- [Code that draws figures]
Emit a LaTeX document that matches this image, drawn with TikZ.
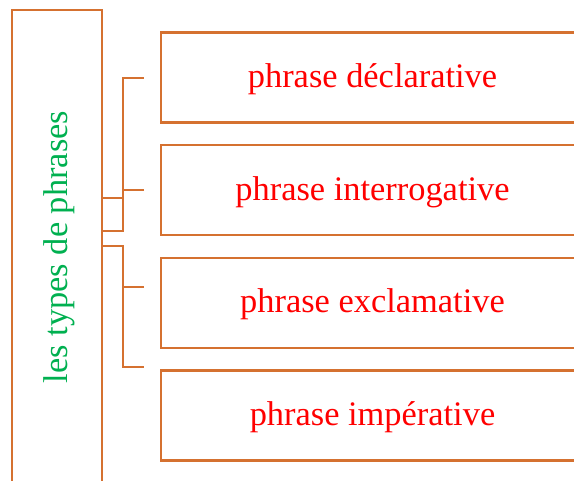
\documentclass[tikz,border=0pt]{standalone}
\usepackage{fontspec}
\setmainfont{Liberation Serif}
\definecolor{orng}{RGB}{213,113,48}
\definecolor{grn}{RGB}{0,176,80}
\definecolor{rd}{RGB}{255,0,0}
\begin{document}
\begin{tikzpicture}[x=1pt,y=1pt]
\tikzset{
  box/.style={draw=orng, line width=2.2pt, inner sep=0pt, outer sep=0pt},
  conn/.style={draw=orng, line width=2.2pt},
  lbl/.style={font=\fontsize{34.4}{40}\selectfont, inner sep=0pt},
  boxlbl/.style={box, lbl, text=rd, text height=24pt, text depth=4.4pt, minimum width=423pt, minimum height=90pt, anchor=north west}
}
\useasboundingbox (0,0) rectangle (574,-481);
\node[box, minimum width=90pt, minimum height=485pt, anchor=north west] (L) at (12,-9.7) {};
\node[lbl, rotate=90, text=grn] (Lt) at (59.5,-247) {les types de phrases};
\node[boxlbl] (b1) at (161,-32.5) {phrase déclarative};
\node[boxlbl] (b2) at (161,-145.3) {phrase interrogative};
\node[boxlbl] (b3) at (161,-258) {phrase exclamative};
\node[boxlbl] (b4) at (161,-370.5) {phrase impérative};
\coordinate (t1) at (144,-77.7);
\coordinate (t2) at (144,-190);
\coordinate (t3) at (144,-287);
\coordinate (t4) at (144,-367.3);
\draw[conn] (L.east |- 0,-198) -- (123,-198);
\draw[conn] (L.east |- 0,-230.7) -- (123,-230.7) |- (t1);
\draw[conn] (t2) -- (123,-190);
\draw[conn] (L.east |- 0,-246) -- (123,-246) |- (t4);
\draw[conn] (t3) -- (123,-287);
\end{tikzpicture}
\end{document}
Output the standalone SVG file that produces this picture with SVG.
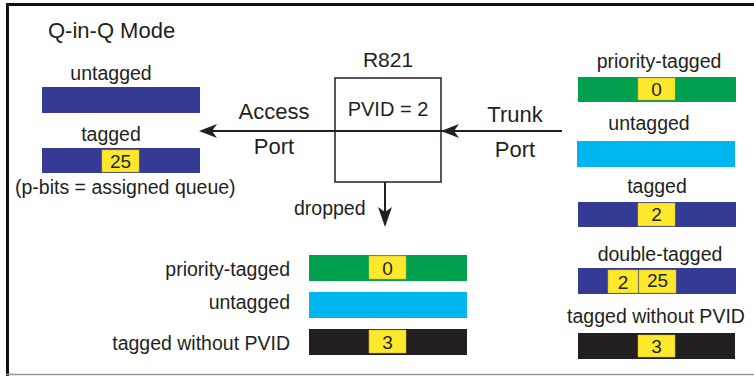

- [Directions for this task] Look through the entries above; copy every line holding the string "standalone".

- [Result of this task]
\documentclass[tikz,border=0pt]{standalone}
Output the standalone SVG file that produces this picture with SVG.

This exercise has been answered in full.